Exact convergence rate of the last iterate in subgradient methods

We study the convergence of the last iterate in subgradient methods applied to the minimization of a nonsmooth convex function with bounded subgradients.
We first introduce a proof technique that generalizes the standard analysis of subgradient methods. It is based on tracking the distance between the current iterate and a different reference point at each iteration. Using this technique, we obtain the exact worst-case convergence rate for the objective accuracy of the last iterate of the projected subgradient method with either constant step sizes or constant step lengths. Tightness is shown with a worst-case instance matching the established convergence rate.

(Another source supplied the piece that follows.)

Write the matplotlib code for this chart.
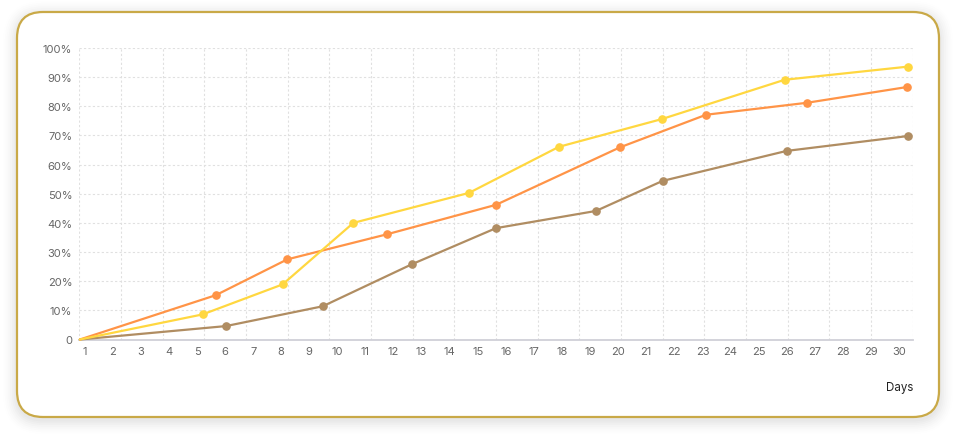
import matplotlib
matplotlib.use("Agg")
import matplotlib.pyplot as plt
from matplotlib.patches import FancyBboxPatch
import numpy as np

# ---- data (x in days, y in %) ----
day_labels = [str(d) for d in range(1, 31)]
y_labels = ["0", "10%", "20%", "30%", "40%", "50%", "60%", "70%", "80%", "90%", "100%"]

orange_x = [0.83, 5.67, 8.22, 11.77, 15.65, 20.06, 23.13, 26.72, 30.28]
orange_y = [0, 15.2, 27.5, 36.1, 46.2, 65.9, 77.1, 81.2, 86.6]

yellow_x = [0.83, 5.20, 8.05, 10.57, 14.69, 17.89, 21.55, 25.93, 30.31]
yellow_y = [0, 8.6, 18.9, 40.0, 50.3, 66.1, 75.6, 89.1, 93.6]

brown_x = [0.83, 6.03, 9.48, 12.65, 15.65, 19.21, 21.58, 26.00, 30.32]
brown_y = [0, 4.6, 11.4, 25.8, 38.2, 44.1, 54.4, 64.7, 69.8]

series = [
    (brown_x, brown_y, "#B08D62"),
    (orange_x, orange_y, "#FF9447"),
    (yellow_x, yellow_y, "#FFD740"),
]

W, H = 956, 439
fig = plt.figure(figsize=(W / 100, H / 100), dpi=100)
fig.patch.set_facecolor("white")

# ---- background card with shadow ----
bg = fig.add_axes([0, 0, 1, 1])
bg.set_xlim(0, W)
bg.set_ylim(H, 0)
bg.axis("off")
for i, a in enumerate([0.016, 0.016, 0.014, 0.012, 0.010, 0.008, 0.006, 0.005]):
    g = 1.5 + i * 1.8
    bg.add_patch(FancyBboxPatch((17 - g, 13 - g + 3), 922 + 2 * g, 405 + 2 * g,
                                boxstyle="round,pad=0,rounding_size=%f" % (26 + g),
                                facecolor="black", edgecolor="none", alpha=a))
bg.add_patch(FancyBboxPatch((17, 13), 922, 405,
                            boxstyle="round,pad=0,rounding_size=26",
                            facecolor="white", edgecolor="#C9A947", linewidth=1.6))

# ---- chart ----
xmin, xmax = 0.81, 30.49
ax = fig.add_axes([79.3 / W, (H - 340.5) / H, 833.4 / W, 291.5 / H])
ax.set_facecolor("none")
ax.set_xlim(xmin, xmax)
ax.set_ylim(0, 100)

ax.set_xticks(range(1, 31))
ax.set_xticklabels(day_labels)
ax.set_xticks(np.linspace(xmin, xmax, 21), minor=True)
ax.set_yticks(range(0, 101, 10))
ax.set_yticklabels(y_labels)

ax.grid(which="minor", axis="x", color="#e0e0e0", linestyle=(0, (2, 2)), linewidth=0.8)
ax.grid(which="major", axis="y", color="#e0e0e0", linestyle=(0, (2, 2)), linewidth=0.8)
ax.grid(which="major", axis="x", visible=False)

for s in ["top", "right", "left"]:
    ax.spines[s].set_visible(False)
ax.spines["bottom"].set_color("#d0d0d8")
ax.spines["bottom"].set_linewidth(1.3)

ax.tick_params(axis="both", which="both", length=0)
ax.tick_params(axis="x", pad=5, labelsize=8, labelcolor="#666666")
ax.tick_params(axis="y", pad=5, labelsize=8, labelcolor="#666666")
for lab in ax.get_xticklabels() + ax.get_yticklabels():
    lab.set_fontfamily("Inter")

for xs, ys, c in series:
    ax.plot(xs[1:], ys[1:], linestyle="none", marker="o", markersize=5.2, color=c, zorder=4,
            clip_on=False)
    ax.plot(xs, ys, color=c, linewidth=1.6, zorder=3, clip_on=False, solid_capstyle="round")

fig.text(913 / W, 1 - 388 / H, "Days", ha="right", va="center", fontsize=8.3,
         color="#222222", fontfamily="Inter")

fig.savefig("out.png", dpi=100)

We also derive the value of the optimal constant step size when performing $N$ iterations, for which we find that the last iterate accuracy is smaller than \(B R \sqrt{1+\log(N)/4}/{\sqrt{N+1}}\), where \(B\) is a bound on the subgradient norm and $R$ is a bound on the distance between the initial iterate and a minimizer.

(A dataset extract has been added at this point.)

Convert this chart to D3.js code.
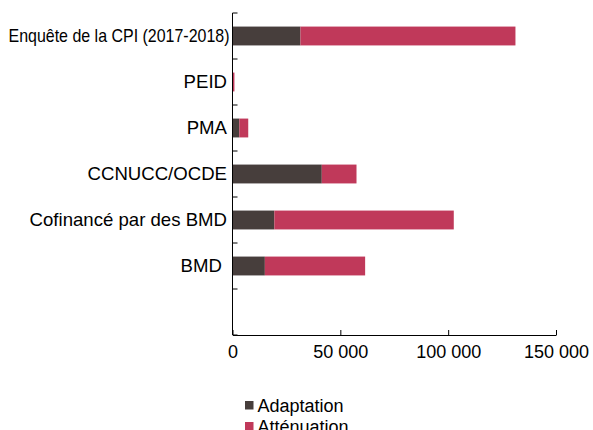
<!DOCTYPE html>
<html>
<head>
<meta charset="utf-8">
<script src="https://cdn.jsdelivr.net/npm/d3@7"></script>
<style>
  body { margin: 0; background: #fff; }
  svg { display: block; font-family: "Liberation Sans", Arial, sans-serif; }
</style>
</head>
<body>
<div id="chart"></div>
<script>
// Données
const categories = ['Enquête de la CPI (2017-2018)', 'PEID', 'PMA', 'CCNUCC/OCDE', 'Cofinancé par des BMD', 'BMD ', ''];
const adaptation = [31500, 200, 3150, 41400, 19400, 15000, 0];
const attenuation = [99700, 700, 4150, 16100, 83200, 46500, 0];
const xTicks = [0, 50000, 100000, 150000];
const seriesNames = ['Adaptation', 'Atténuation'];
const colors = ['#473e3c', '#c0395a'];

const width = 593;
const height = 430;
const x0 = 232.5;
const yTop = 13;
const yBottom = 335;

const svg = d3.select('#chart').append('svg')
    .attr('width', width)
    .attr('height', height);

const xScale = d3.scaleLinear()
    .domain([0, 150000])
    .range([x0, 556]);

const yScale = d3.scaleBand()
    .domain(d3.range(categories.length))
    .range([yTop, yBottom])
    .paddingInner(0.59)
    .paddingOuter(0.295);

const fmt = d => d3.format(',')(d).replace(/,/g, ' ');

// Barres empilées
const rows = categories.map((c, i) => ({ i: i, adaptation: adaptation[i], attenuation: attenuation[i] }));
const stack = d3.stack().keys(['adaptation', 'attenuation'])(rows);

svg.selectAll('.serie')
    .data(stack)
    .enter()
    .append('g')
    .attr('class', 'serie')
    .attr('fill', (d, k) => colors[k])
    .selectAll('rect')
    .data(d => d.filter(p => p[1] > p[0]))
    .enter()
    .append('rect')
    .attr('x', d => xScale(d[0]))
    .attr('y', d => yScale(d.data.i))
    .attr('width', d => xScale(d[1]) - xScale(d[0]))
    .attr('height', yScale.bandwidth());

// Axe X
const xAxis = svg.append('g')
    .attr('transform', `translate(0, ${yBottom})`)
    .call(d3.axisBottom(xScale).tickValues(xTicks).tickFormat(fmt).tickSize(-5).tickSizeOuter(0).tickPadding(10));
xAxis.selectAll('text')
    .attr('fill', '#000')
    .style('font-size', '18px');

// Axe Y : libellés
const yAxis = svg.append('g')
    .attr('transform', `translate(${x0}, 0)`)
    .call(d3.axisLeft(yScale).tickFormat(i => categories[i]).tickSize(0).tickPadding(5.5));
yAxis.select('.domain').remove();
yAxis.selectAll('text')
    .attr('fill', '#000')
    .style('font-size', '18.6px')
    .style('white-space', 'pre');
yAxis.selectAll('text')
    .filter(i => i === 0)
    .attr('dx', 2.5)
    .attr('textLength', 221)
    .attr('lengthAdjust', 'spacingAndGlyphs');

// Axe Y : ligne et graduations entre les catégories
const step = yScale.step();
svg.append('line')
    .attr('x1', x0).attr('x2', x0)
    .attr('y1', yTop).attr('y2', yBottom)
    .attr('stroke', '#000');
svg.selectAll('.ytick')
    .data(d3.range(categories.length + 1))
    .enter()
    .append('line')
    .attr('class', 'ytick')
    .attr('x1', x0).attr('x2', x0 + 5)
    .attr('y1', d => yTop + d * step)
    .attr('y2', d => yTop + d * step)
    .attr('stroke', '#000');

xAxis.selectAll('.domain, .tick line').attr('stroke', '#000');

// Légende
const legend = svg.append('g')
    .attr('transform', 'translate(245, 401)');
const items = legend.selectAll('g')
    .data(seriesNames)
    .enter()
    .append('g')
    .attr('transform', (d, i) => `translate(0, ${i * 21})`);
items.append('rect')
    .attr('width', 8.5)
    .attr('height', 8.5)
    .attr('fill', (d, i) => colors[i]);
items.append('text')
    .attr('x', 12.5)
    .attr('y', 11)
    .attr('fill', '#000')
    .style('font-size', '18px')
    .text(d => d);
</script>
</body>
</html>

Finally, we introduce a new optimal subgradient method that achieves the best possible last-iterate accuracy after a given number \(N\) of iterations. Its convergence rate \({B R}/{\sqrt{N+1}}\) matches exactly the lower bound on the performance of any black-box method on the considered problem class. We also show that there is no universal sequence of step sizes that simultaneously achieves this optimal rate at each iteration, meaning that the dependence of the step size sequence in $N$ is unavoidable.